I will probably be raising a pull request for a different feature which might be useful for memory management in spark. We call it GC aware task scheduling. Essentially instead of right-sizing the memory per executor, this feature changes the number of active cores per executor dynamically, thus making memory available for huge tasks at the expense of some loss of concurrency. Hopefully this will settle the question of memory tuning spark once for all.

Tomasz Bartczak · Answer 4 · Fri Sep 21 2018 16:59:32 GMT+0800 (China Standard Time)

Hello!

Thanks for the thorough explanation.

I would then call this metric 'WorstCaseExecutorMemUsage'. And this is actually what I am looking for. Although in my case the worst case didn't happen at all since it was way more than executor memory.
I will be looking at the result of this metric in a few more jobs.

The feature you are describing sounds like a good thing to do! Looking forward to it!

Anupam Aggarwal · Answer 5 · Tue Jul 09 2019 05:34:14 GMT+0800 (China Standard Time)

@iamrohit - Would the calculation of maxMem in StageSkewAnalyzer.scala still be valid in case there are different (independent) stages which are executing in parallel. Currently sparklens looks at stage level maxMemory and then finds global maximum - What if there are are 2 or more tasks belonging to different stages which get scheduled on the same executor. In this case should we take sum of (vcore number of ) tasks with highest peakExecution memory?
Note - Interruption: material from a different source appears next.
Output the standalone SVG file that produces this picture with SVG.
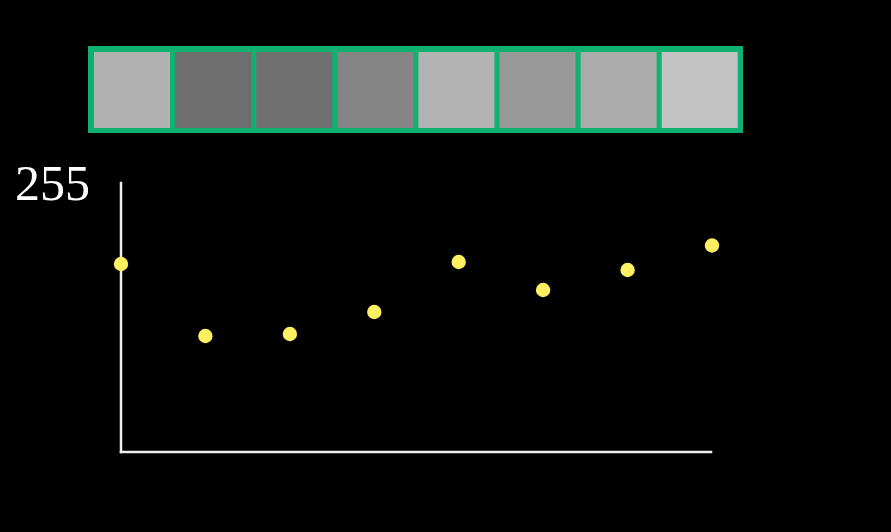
<svg xmlns="http://www.w3.org/2000/svg" width="891" height="532" viewBox="0 0 891 532">
  <style>
    .cell { stroke: none; }
    .axis { stroke: #EEEEEE; stroke-width: 2.5; fill: none; stroke-linecap: square; }
    .dot { fill: #FFF062; }
    .lbl { font-family: "Liberation Serif", "DejaVu Serif", serif; font-size: 50px; fill: #FFFFFF; }
  </style>
  <rect x="0" y="0" width="891" height="532" fill="#000000"/>
  <g id="strip">
    <rect x="88" y="46" width="655" height="87" fill="#10B070"/>
    <rect class="cell" x="94" y="52" width="76" height="76" fill="#B1B1B1"/>
    <rect class="cell" x="175.1" y="52" width="76" height="76" fill="#6E6E6E"/>
    <rect class="cell" x="256.2" y="52" width="76" height="76" fill="#707070"/>
    <rect class="cell" x="337.3" y="52" width="76" height="76" fill="#858585"/>
    <rect class="cell" x="418.4" y="52" width="76" height="76" fill="#B3B3B3"/>
    <rect class="cell" x="499.5" y="52" width="76" height="76" fill="#989898"/>
    <rect class="cell" x="580.6" y="52" width="76" height="76" fill="#ABABAB"/>
    <rect class="cell" x="661.7" y="52" width="76" height="76" fill="#C3C3C3"/>
  </g>
  <g id="axes">
    <line class="axis" x1="121" y1="183" x2="121" y2="452"/>
    <line class="axis" x1="121" y1="452" x2="711" y2="452"/>
  </g>
  <g id="label">
    <text class="lbl" x="15" y="200">255</text>
  </g>
  <g id="dots">
    <circle class="dot" cx="121" cy="264" r="7.2"/>
    <circle class="dot" cx="205.4" cy="336" r="7.2"/>
    <circle class="dot" cx="289.9" cy="334" r="7.2"/>
    <circle class="dot" cx="374.3" cy="312" r="7.2"/>
    <circle class="dot" cx="458.7" cy="262" r="7.2"/>
    <circle class="dot" cx="543.1" cy="290" r="7.2"/>
    <circle class="dot" cx="627.6" cy="270" r="7.2"/>
    <circle class="dot" cx="712" cy="245.5" r="7.2"/>
  </g>
</svg>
Rohit Karlupia · Answer 6 · Mon Jul 15 2019 12:57:32 GMT+0800 (China Standard Time)

You are right @anupamaggarwal. We should probably change the logic to account for parallel stages. What we have seen in practice is that this worst case is typically very unlikely and even if this occurs and executor goes out of memory, the execution typically proceeds as some of the tasks will go to other executors on retry. Feel free to raise PR.

tonyye · Answer 7 · Tue Apr 12 2022 08:09:23 GMT+0800 (China Standard Time)

I know this a very old issue, but are there any plans to fix this? This is an extremely useful metric to have.